### EXERCISE:
Starting at the line that has "Give me the D3.js source for this chart." and stopping after the line that has "const minorU = d3.range(0, 14.01, 0.2);", reproduce the listing below exactly; omit everything else.

### MATERIAL PROVIDED:

┄┄┄┄┄┄

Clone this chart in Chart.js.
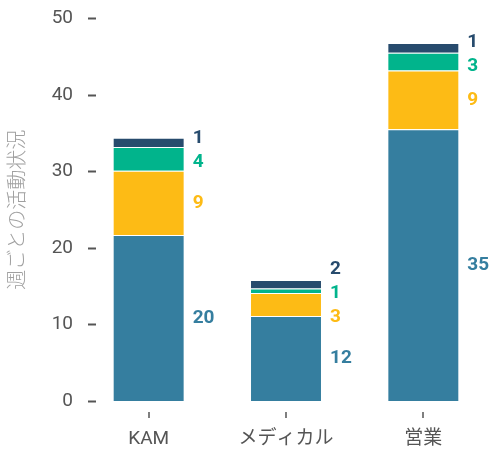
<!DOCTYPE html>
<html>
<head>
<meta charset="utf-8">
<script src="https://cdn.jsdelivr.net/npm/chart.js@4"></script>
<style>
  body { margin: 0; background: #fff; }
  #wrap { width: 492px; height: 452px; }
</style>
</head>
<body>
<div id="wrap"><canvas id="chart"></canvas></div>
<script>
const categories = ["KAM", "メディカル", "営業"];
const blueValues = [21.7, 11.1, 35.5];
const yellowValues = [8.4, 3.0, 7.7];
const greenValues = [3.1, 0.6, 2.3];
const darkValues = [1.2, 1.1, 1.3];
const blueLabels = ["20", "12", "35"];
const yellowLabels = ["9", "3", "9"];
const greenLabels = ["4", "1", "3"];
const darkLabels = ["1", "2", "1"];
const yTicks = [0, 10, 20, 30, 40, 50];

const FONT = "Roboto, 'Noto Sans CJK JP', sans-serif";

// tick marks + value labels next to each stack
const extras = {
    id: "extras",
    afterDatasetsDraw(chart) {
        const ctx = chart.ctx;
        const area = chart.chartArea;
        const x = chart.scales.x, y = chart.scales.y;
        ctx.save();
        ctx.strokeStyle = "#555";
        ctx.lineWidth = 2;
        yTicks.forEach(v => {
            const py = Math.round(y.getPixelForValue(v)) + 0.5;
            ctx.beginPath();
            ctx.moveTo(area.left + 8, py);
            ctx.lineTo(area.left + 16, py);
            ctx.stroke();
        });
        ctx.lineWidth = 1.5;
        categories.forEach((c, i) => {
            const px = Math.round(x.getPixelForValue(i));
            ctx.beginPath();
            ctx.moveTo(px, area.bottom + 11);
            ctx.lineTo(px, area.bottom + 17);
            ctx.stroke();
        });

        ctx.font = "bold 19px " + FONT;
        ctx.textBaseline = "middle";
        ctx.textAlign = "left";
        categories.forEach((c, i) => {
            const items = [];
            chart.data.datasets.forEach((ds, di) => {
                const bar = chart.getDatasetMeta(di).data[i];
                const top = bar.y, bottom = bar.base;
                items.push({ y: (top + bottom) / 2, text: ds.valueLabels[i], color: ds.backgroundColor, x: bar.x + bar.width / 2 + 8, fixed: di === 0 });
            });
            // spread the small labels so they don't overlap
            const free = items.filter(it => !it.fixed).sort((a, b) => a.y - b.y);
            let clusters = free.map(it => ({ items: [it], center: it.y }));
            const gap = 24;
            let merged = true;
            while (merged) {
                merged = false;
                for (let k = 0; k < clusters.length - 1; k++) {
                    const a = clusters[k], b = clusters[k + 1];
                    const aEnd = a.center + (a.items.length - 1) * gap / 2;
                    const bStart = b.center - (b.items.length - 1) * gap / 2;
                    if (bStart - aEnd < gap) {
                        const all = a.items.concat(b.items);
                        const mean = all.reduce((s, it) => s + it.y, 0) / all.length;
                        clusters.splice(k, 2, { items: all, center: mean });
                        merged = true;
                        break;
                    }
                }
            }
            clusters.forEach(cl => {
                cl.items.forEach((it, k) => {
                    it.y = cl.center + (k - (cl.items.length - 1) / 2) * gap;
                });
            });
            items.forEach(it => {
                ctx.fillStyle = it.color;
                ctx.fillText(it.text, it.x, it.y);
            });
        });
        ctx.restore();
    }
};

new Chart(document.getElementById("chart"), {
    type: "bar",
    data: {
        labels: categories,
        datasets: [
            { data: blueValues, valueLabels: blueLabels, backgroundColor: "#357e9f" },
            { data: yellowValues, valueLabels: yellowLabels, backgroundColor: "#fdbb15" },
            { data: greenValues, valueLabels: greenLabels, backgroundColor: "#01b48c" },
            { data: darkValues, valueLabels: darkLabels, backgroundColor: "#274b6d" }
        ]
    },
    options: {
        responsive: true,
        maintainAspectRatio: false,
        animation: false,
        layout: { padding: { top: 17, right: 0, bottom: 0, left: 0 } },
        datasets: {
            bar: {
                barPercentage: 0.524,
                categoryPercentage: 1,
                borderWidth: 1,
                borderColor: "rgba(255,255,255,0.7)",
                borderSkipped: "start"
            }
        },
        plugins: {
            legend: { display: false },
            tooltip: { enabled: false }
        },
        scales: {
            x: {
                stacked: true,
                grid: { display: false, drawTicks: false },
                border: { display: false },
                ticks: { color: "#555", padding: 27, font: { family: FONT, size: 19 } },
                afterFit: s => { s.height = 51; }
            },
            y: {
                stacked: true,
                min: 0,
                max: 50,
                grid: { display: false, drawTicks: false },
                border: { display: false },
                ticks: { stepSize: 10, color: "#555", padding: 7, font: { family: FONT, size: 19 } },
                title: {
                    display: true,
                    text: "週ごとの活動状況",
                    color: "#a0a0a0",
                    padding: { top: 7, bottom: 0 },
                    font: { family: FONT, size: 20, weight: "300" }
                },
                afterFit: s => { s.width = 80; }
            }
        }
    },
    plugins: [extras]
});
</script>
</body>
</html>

┄┄┄┄┄┄

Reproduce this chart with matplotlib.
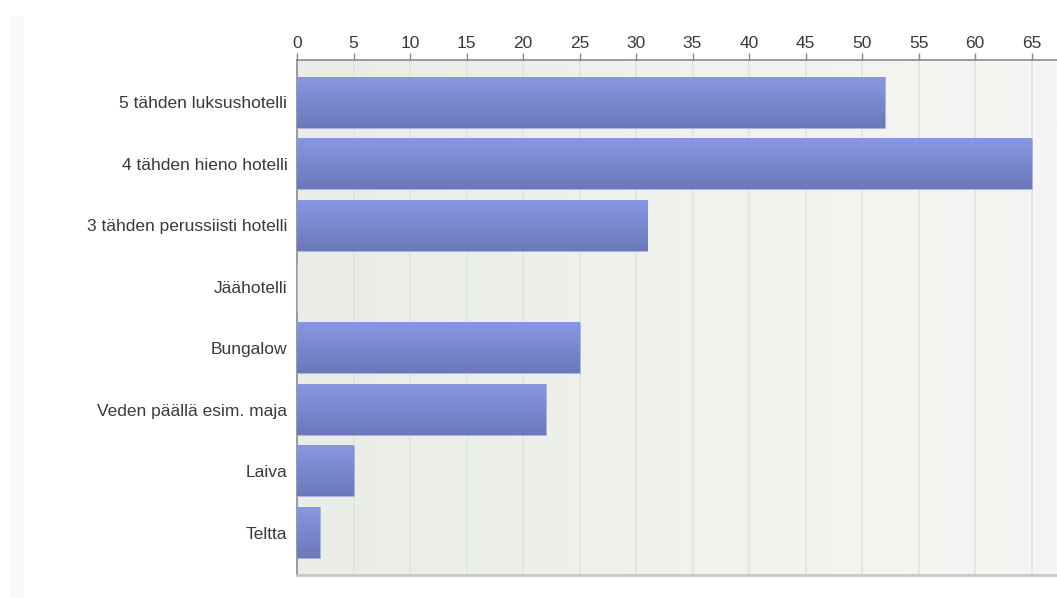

┄┄┄┄┄┄

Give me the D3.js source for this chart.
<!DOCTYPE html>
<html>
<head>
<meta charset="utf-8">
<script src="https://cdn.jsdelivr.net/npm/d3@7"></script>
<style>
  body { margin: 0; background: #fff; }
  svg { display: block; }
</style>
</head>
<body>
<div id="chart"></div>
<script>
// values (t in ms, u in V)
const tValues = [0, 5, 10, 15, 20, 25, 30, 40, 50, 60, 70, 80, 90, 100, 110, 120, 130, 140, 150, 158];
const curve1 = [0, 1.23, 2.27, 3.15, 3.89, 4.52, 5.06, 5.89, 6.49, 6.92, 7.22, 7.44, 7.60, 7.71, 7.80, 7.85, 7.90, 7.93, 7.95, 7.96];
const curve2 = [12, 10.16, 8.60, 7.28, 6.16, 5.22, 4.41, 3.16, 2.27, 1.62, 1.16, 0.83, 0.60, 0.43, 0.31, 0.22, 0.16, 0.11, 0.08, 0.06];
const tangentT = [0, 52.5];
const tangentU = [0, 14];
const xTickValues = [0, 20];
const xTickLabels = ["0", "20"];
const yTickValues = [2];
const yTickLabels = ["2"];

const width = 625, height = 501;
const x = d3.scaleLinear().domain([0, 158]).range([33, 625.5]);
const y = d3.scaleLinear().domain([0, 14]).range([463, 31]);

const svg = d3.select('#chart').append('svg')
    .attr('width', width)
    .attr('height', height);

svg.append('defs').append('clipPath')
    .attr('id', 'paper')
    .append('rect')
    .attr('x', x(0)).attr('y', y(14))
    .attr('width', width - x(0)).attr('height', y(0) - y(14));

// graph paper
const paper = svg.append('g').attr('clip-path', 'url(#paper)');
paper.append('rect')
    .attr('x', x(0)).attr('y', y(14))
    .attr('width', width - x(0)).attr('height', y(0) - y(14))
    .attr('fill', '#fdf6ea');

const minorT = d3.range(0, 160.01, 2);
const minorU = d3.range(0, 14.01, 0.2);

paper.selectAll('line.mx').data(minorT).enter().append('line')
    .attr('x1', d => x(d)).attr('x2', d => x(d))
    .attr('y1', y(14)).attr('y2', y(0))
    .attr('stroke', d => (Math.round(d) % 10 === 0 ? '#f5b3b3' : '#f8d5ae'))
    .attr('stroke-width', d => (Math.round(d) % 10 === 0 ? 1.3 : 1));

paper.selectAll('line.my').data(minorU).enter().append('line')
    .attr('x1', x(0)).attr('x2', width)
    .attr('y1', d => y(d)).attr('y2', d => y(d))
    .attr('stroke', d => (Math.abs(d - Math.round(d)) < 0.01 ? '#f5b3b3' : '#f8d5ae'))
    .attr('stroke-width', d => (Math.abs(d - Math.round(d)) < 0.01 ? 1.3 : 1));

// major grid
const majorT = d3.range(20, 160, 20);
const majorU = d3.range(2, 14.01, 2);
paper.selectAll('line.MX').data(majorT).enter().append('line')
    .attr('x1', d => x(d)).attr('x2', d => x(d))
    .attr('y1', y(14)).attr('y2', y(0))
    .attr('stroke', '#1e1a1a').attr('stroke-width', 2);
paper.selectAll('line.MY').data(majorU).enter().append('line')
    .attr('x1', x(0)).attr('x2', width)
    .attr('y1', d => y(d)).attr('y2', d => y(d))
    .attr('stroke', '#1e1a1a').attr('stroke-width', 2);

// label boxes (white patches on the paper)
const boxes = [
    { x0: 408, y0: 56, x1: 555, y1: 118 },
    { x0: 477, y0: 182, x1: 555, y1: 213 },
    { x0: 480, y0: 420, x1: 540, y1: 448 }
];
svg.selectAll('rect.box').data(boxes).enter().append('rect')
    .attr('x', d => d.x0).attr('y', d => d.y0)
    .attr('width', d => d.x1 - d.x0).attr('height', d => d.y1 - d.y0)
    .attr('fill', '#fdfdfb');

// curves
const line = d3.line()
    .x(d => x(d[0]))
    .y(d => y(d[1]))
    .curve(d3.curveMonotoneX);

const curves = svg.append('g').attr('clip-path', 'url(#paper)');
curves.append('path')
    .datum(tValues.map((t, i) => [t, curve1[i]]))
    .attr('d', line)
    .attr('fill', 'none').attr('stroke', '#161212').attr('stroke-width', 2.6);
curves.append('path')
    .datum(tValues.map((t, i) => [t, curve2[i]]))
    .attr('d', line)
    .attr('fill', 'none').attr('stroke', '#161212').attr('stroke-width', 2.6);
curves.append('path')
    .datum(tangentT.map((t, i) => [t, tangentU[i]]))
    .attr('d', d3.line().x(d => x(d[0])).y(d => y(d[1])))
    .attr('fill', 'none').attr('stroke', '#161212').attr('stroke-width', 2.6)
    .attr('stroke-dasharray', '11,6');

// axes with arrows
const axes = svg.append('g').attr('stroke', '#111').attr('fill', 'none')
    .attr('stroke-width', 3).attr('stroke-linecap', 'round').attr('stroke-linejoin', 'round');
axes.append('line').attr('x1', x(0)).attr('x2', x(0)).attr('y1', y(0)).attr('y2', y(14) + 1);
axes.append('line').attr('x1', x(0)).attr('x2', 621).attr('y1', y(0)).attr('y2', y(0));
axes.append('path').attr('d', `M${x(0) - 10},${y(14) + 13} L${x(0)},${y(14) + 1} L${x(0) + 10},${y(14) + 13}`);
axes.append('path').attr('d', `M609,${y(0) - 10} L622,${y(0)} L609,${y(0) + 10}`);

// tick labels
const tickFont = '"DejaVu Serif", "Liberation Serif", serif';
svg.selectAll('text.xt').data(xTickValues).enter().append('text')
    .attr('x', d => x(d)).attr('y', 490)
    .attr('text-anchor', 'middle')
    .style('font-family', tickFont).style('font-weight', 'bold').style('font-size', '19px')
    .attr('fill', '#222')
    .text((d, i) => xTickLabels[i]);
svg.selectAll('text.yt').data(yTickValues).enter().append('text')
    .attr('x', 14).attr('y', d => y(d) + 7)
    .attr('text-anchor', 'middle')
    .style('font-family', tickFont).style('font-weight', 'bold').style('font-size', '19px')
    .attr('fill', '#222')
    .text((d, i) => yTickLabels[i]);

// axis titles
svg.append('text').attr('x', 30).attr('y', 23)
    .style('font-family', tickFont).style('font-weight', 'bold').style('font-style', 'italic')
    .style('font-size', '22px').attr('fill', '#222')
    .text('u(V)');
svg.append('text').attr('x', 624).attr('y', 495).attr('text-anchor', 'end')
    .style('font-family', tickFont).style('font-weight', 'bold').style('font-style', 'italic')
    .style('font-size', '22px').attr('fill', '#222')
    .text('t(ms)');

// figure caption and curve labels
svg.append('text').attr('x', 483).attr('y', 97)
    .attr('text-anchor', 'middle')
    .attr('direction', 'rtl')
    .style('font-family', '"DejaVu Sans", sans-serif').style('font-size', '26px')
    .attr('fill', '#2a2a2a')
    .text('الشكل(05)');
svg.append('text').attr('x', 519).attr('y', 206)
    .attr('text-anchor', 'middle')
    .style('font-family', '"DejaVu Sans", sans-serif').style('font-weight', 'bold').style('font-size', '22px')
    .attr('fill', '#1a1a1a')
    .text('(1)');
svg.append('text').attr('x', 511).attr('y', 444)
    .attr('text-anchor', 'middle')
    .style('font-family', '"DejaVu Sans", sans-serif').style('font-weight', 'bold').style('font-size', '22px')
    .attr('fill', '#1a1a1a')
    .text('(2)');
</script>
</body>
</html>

┄┄┄┄┄┄

### OUTPUT:
Give me the D3.js source for this chart.
<!DOCTYPE html>
<html>
<head>
<meta charset="utf-8">
<script src="https://cdn.jsdelivr.net/npm/d3@7"></script>
<style>
  body { margin: 0; background: #fff; }
  svg { display: block; }
</style>
</head>
<body>
<div id="chart"></div>
<script>
// values (t in ms, u in V)
const tValues = [0, 5, 10, 15, 20, 25, 30, 40, 50, 60, 70, 80, 90, 100, 110, 120, 130, 140, 150, 158];
const curve1 = [0, 1.23, 2.27, 3.15, 3.89, 4.52, 5.06, 5.89, 6.49, 6.92, 7.22, 7.44, 7.60, 7.71, 7.80, 7.85, 7.90, 7.93, 7.95, 7.96];
const curve2 = [12, 10.16, 8.60, 7.28, 6.16, 5.22, 4.41, 3.16, 2.27, 1.62, 1.16, 0.83, 0.60, 0.43, 0.31, 0.22, 0.16, 0.11, 0.08, 0.06];
const tangentT = [0, 52.5];
const tangentU = [0, 14];
const xTickValues = [0, 20];
const xTickLabels = ["0", "20"];
const yTickValues = [2];
const yTickLabels = ["2"];

const width = 625, height = 501;
const x = d3.scaleLinear().domain([0, 158]).range([33, 625.5]);
const y = d3.scaleLinear().domain([0, 14]).range([463, 31]);

const svg = d3.select('#chart').append('svg')
    .attr('width', width)
    .attr('height', height);

svg.append('defs').append('clipPath')
    .attr('id', 'paper')
    .append('rect')
    .attr('x', x(0)).attr('y', y(14))
    .attr('width', width - x(0)).attr('height', y(0) - y(14));

// graph paper
const paper = svg.append('g').attr('clip-path', 'url(#paper)');
paper.append('rect')
    .attr('x', x(0)).attr('y', y(14))
    .attr('width', width - x(0)).attr('height', y(0) - y(14))
    .attr('fill', '#fdf6ea');

const minorT = d3.range(0, 160.01, 2);
const minorU = d3.range(0, 14.01, 0.2);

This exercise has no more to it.